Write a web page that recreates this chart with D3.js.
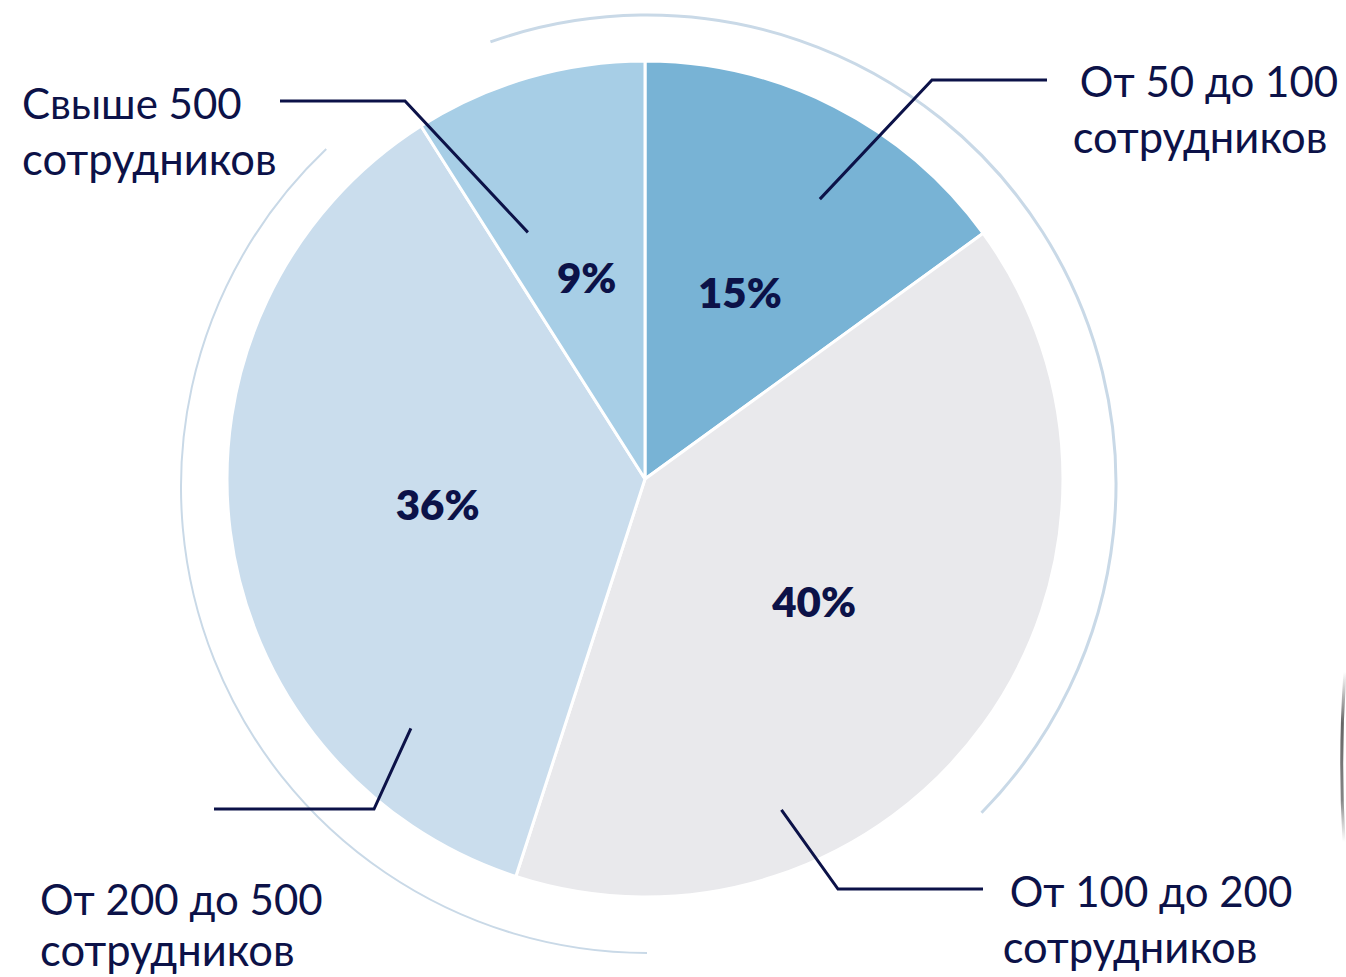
<!DOCTYPE html>
<html>
<head>
<meta charset="utf-8">
<script src="https://cdn.jsdelivr.net/npm/d3@7/dist/d3.min.js"></script>
<style>
  html, body { margin: 0; padding: 0; background: #ffffff; }
  svg { display: block; }
</style>
</head>
<body>
<svg id="chart" width="1346" height="977"></svg>
<script>
// ---- data ----
const categories = ["От 50 до 100", "От 100 до 200", "От 200 до 500", "Свыше 500"];
const subLabel = "сотрудников";
const values = [15, 40, 36, 9];
const percentLabels = ["15%", "40%", "36%", "9%"];

// ---- style ----
const palette = ["#78b3d5", "#e9e9ec", "#cadded", "#a7cee6"];
const navy = "#0c1248";
const ringColor = "#c9d9e7";

// ---- layout ----
const W = 1346, H = 977;
const cx = 645, cy = 479, R = 418;

// leader-line layout: pie-side anchor (angle in degrees, radius), elbow and end
const leaders = [
  { ang: 32,    r: 330, elbow: [932, 80],  end: [1047, 80] },
  { ang: 157.6, r: 358, elbow: [838, 889], end: [983, 889] },
  { ang: 223.2, r: 342, elbow: [374, 809], end: [214, 809] },
  { ang: 334.6, r: 273, elbow: [405, 101], end: [280, 101] }
];
// label text layout
const labelPos = [
  { anchor: "middle", x1: 1209, x2: 1200, y1: 97,  y2: 153 },
  { anchor: "middle", x1: 1151, x2: 1130, y1: 907, y2: 963 },
  { anchor: "start",  x1: 40,   x2: 40,   y1: 915, y2: 966 },
  { anchor: "start",  x1: 22,   x2: 22,   y1: 119, y2: 175 }
];

const svg = d3.select("#chart");

// outer decorative rings
const deg = Math.PI / 180;
function ringPath(x, y, r, a0, a1) {
  const p = d3.path();
  p.arc(x, y, r, (a0 - 90) * deg, (a1 - 90) * deg, false);
  return p.toString();
}
svg.append("path")
  .attr("d", ringPath(647, 484, 469, -19.5, 134.5))
  .attr("fill", "none").attr("stroke", ringColor).attr("stroke-width", 3);
svg.append("path")
  .attr("d", ringPath(647, 487, 466, 180, 316.5))
  .attr("fill", "none").attr("stroke", ringColor).attr("stroke-width", 2);

// right-edge artifact (shadow of adjacent object)
const grad = svg.append("defs").append("linearGradient")
  .attr("id", "edgeGrad").attr("x1", 0).attr("y1", 0).attr("x2", 0).attr("y2", 1);
grad.append("stop").attr("offset", "0%").attr("stop-color", "#555").attr("stop-opacity", 0);
grad.append("stop").attr("offset", "30%").attr("stop-color", "#555").attr("stop-opacity", 0.9);
grad.append("stop").attr("offset", "75%").attr("stop-color", "#666").attr("stop-opacity", 0.8);
grad.append("stop").attr("offset", "100%").attr("stop-color", "#777").attr("stop-opacity", 0);
svg.append("path")
  .attr("d", "M1345,672 Q1339,755 1344,842")
  .attr("fill", "none").attr("stroke", "url(#edgeGrad)").attr("stroke-width", 3);

// pie
const pie = d3.pie().sort(null).value(d => d)(values);
const arc = d3.arc().innerRadius(0).outerRadius(R);
const g = svg.append("g").attr("transform", `translate(${cx},${cy})`);

g.selectAll("path.slice")
  .data(pie)
  .join("path")
  .attr("class", "slice")
  .attr("d", arc)
  .attr("fill", (d, i) => palette[i])
  .attr("stroke", "#ffffff")
  .attr("stroke-width", 3)
  .attr("stroke-linejoin", "round");

// percent labels
g.selectAll("text.pct")
  .data(pie)
  .join("text")
  .attr("class", "pct")
  .attr("x", d => arc.centroid(d)[0])
  .attr("y", d => arc.centroid(d)[1])
  .attr("dy", "0.36em")
  .attr("text-anchor", "middle")
  .attr("font-family", "Lato, 'Open Sans', sans-serif")
  .attr("font-weight", 800)
  .attr("font-size", 42)
  .attr("fill", navy)
  .text((d, i) => percentLabels[i]);

// leader lines
svg.selectAll("path.leader")
  .data(leaders)
  .join("path")
  .attr("class", "leader")
  .attr("d", d => {
    const p = d3.pointRadial(d.ang * deg, d.r);
    return d3.line()([[cx + p[0], cy + p[1]], d.elbow, d.end]);
  })
  .attr("fill", "none")
  .attr("stroke", navy)
  .attr("stroke-width", 3);

// category labels
const lbl = svg.selectAll("g.lbl")
  .data(categories)
  .join("g")
  .attr("class", "lbl")
  .attr("font-family", "Lato, 'Open Sans', sans-serif")
  .attr("fill", navy);
lbl.append("text")
  .attr("x", (d, i) => labelPos[i].x1)
  .attr("y", (d, i) => labelPos[i].y1)
  .attr("text-anchor", (d, i) => labelPos[i].anchor)
  .attr("font-size", 42)
  .text(d => d);
lbl.append("text")
  .attr("x", (d, i) => labelPos[i].x2)
  .attr("y", (d, i) => labelPos[i].y2)
  .attr("text-anchor", (d, i) => labelPos[i].anchor)
  .attr("font-size", 43.5)
  .text(subLabel);
</script>
</body>
</html>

::::::

◆ **DIRECTION**
Each line of the material must be retyped exactly, except that images are omitted.

◆ **RESULT FOR THIS EXERCISE**
Write a web page that recreates this chart with D3.js.
<!DOCTYPE html>
<html>
<head>
<meta charset="utf-8">
<script src="https://cdn.jsdelivr.net/npm/d3@7/dist/d3.min.js"></script>
<style>
  html, body { margin: 0; padding: 0; background: #ffffff; }
  svg { display: block; }
</style>
</head>
<body>
<svg id="chart" width="1346" height="977"></svg>
<script>
// ---- data ----
const categories = ["От 50 до 100", "От 100 до 200", "От 200 до 500", "Свыше 500"];
const subLabel = "сотрудников";
const values = [15, 40, 36, 9];
const percentLabels = ["15%", "40%", "36%", "9%"];

// ---- style ----
const palette = ["#78b3d5", "#e9e9ec", "#cadded", "#a7cee6"];
const navy = "#0c1248";
const ringColor = "#c9d9e7";

// ---- layout ----
const W = 1346, H = 977;
const cx = 645, cy = 479, R = 418;

// leader-line layout: pie-side anchor (angle in degrees, radius), elbow and end
const leaders = [
  { ang: 32,    r: 330, elbow: [932, 80],  end: [1047, 80] },
  { ang: 157.6, r: 358, elbow: [838, 889], end: [983, 889] },
  { ang: 223.2, r: 342, elbow: [374, 809], end: [214, 809] },
  { ang: 334.6, r: 273, elbow: [405, 101], end: [280, 101] }
];
// label text layout
const labelPos = [
  { anchor: "middle", x1: 1209, x2: 1200, y1: 97,  y2: 153 },
  { anchor: "middle", x1: 1151, x2: 1130, y1: 907, y2: 963 },
  { anchor: "start",  x1: 40,   x2: 40,   y1: 915, y2: 966 },
  { anchor: "start",  x1: 22,   x2: 22,   y1: 119, y2: 175 }
];

const svg = d3.select("#chart");

// outer decorative rings
const deg = Math.PI / 180;
function ringPath(x, y, r, a0, a1) {
  const p = d3.path();
  p.arc(x, y, r, (a0 - 90) * deg, (a1 - 90) * deg, false);
  return p.toString();
}
svg.append("path")
  .attr("d", ringPath(647, 484, 469, -19.5, 134.5))
  .attr("fill", "none").attr("stroke", ringColor).attr("stroke-width", 3);
svg.append("path")
  .attr("d", ringPath(647, 487, 466, 180, 316.5))
  .attr("fill", "none").attr("stroke", ringColor).attr("stroke-width", 2);

// right-edge artifact (shadow of adjacent object)
const grad = svg.append("defs").append("linearGradient")
  .attr("id", "edgeGrad").attr("x1", 0).attr("y1", 0).attr("x2", 0).attr("y2", 1);
grad.append("stop").attr("offset", "0%").attr("stop-color", "#555").attr("stop-opacity", 0);
grad.append("stop").attr("offset", "30%").attr("stop-color", "#555").attr("stop-opacity", 0.9);
grad.append("stop").attr("offset", "75%").attr("stop-color", "#666").attr("stop-opacity", 0.8);
grad.append("stop").attr("offset", "100%").attr("stop-color", "#777").attr("stop-opacity", 0);
svg.append("path")
  .attr("d", "M1345,672 Q1339,755 1344,842")
  .attr("fill", "none").attr("stroke", "url(#edgeGrad)").attr("stroke-width", 3);

// pie
const pie = d3.pie().sort(null).value(d => d)(values);
const arc = d3.arc().innerRadius(0).outerRadius(R);
const g = svg.append("g").attr("transform", `translate(${cx},${cy})`);

g.selectAll("path.slice")
  .data(pie)
  .join("path")
  .attr("class", "slice")
  .attr("d", arc)
  .attr("fill", (d, i) => palette[i])
  .attr("stroke", "#ffffff")
  .attr("stroke-width", 3)
  .attr("stroke-linejoin", "round");

// percent labels
g.selectAll("text.pct")
  .data(pie)
  .join("text")
  .attr("class", "pct")
  .attr("x", d => arc.centroid(d)[0])
  .attr("y", d => arc.centroid(d)[1])
  .attr("dy", "0.36em")
  .attr("text-anchor", "middle")
  .attr("font-family", "Lato, 'Open Sans', sans-serif")
  .attr("font-weight", 800)
  .attr("font-size", 42)
  .attr("fill", navy)
  .text((d, i) => percentLabels[i]);

// leader lines
svg.selectAll("path.leader")
  .data(leaders)
  .join("path")
  .attr("class", "leader")
  .attr("d", d => {
    const p = d3.pointRadial(d.ang * deg, d.r);
    return d3.line()([[cx + p[0], cy + p[1]], d.elbow, d.end]);
  })
  .attr("fill", "none")
  .attr("stroke", navy)
  .attr("stroke-width", 3);

// category labels
const lbl = svg.selectAll("g.lbl")
  .data(categories)
  .join("g")
  .attr("class", "lbl")
  .attr("font-family", "Lato, 'Open Sans', sans-serif")
  .attr("fill", navy);
lbl.append("text")
  .attr("x", (d, i) => labelPos[i].x1)
  .attr("y", (d, i) => labelPos[i].y1)
  .attr("text-anchor", (d, i) => labelPos[i].anchor)
  .attr("font-size", 42)
  .text(d => d);
lbl.append("text")
  .attr("x", (d, i) => labelPos[i].x2)
  .attr("y", (d, i) => labelPos[i].y2)
  .attr("text-anchor", (d, i) => labelPos[i].anchor)
  .attr("font-size", 43.5)
  .text(subLabel);
</script>
</body>
</html>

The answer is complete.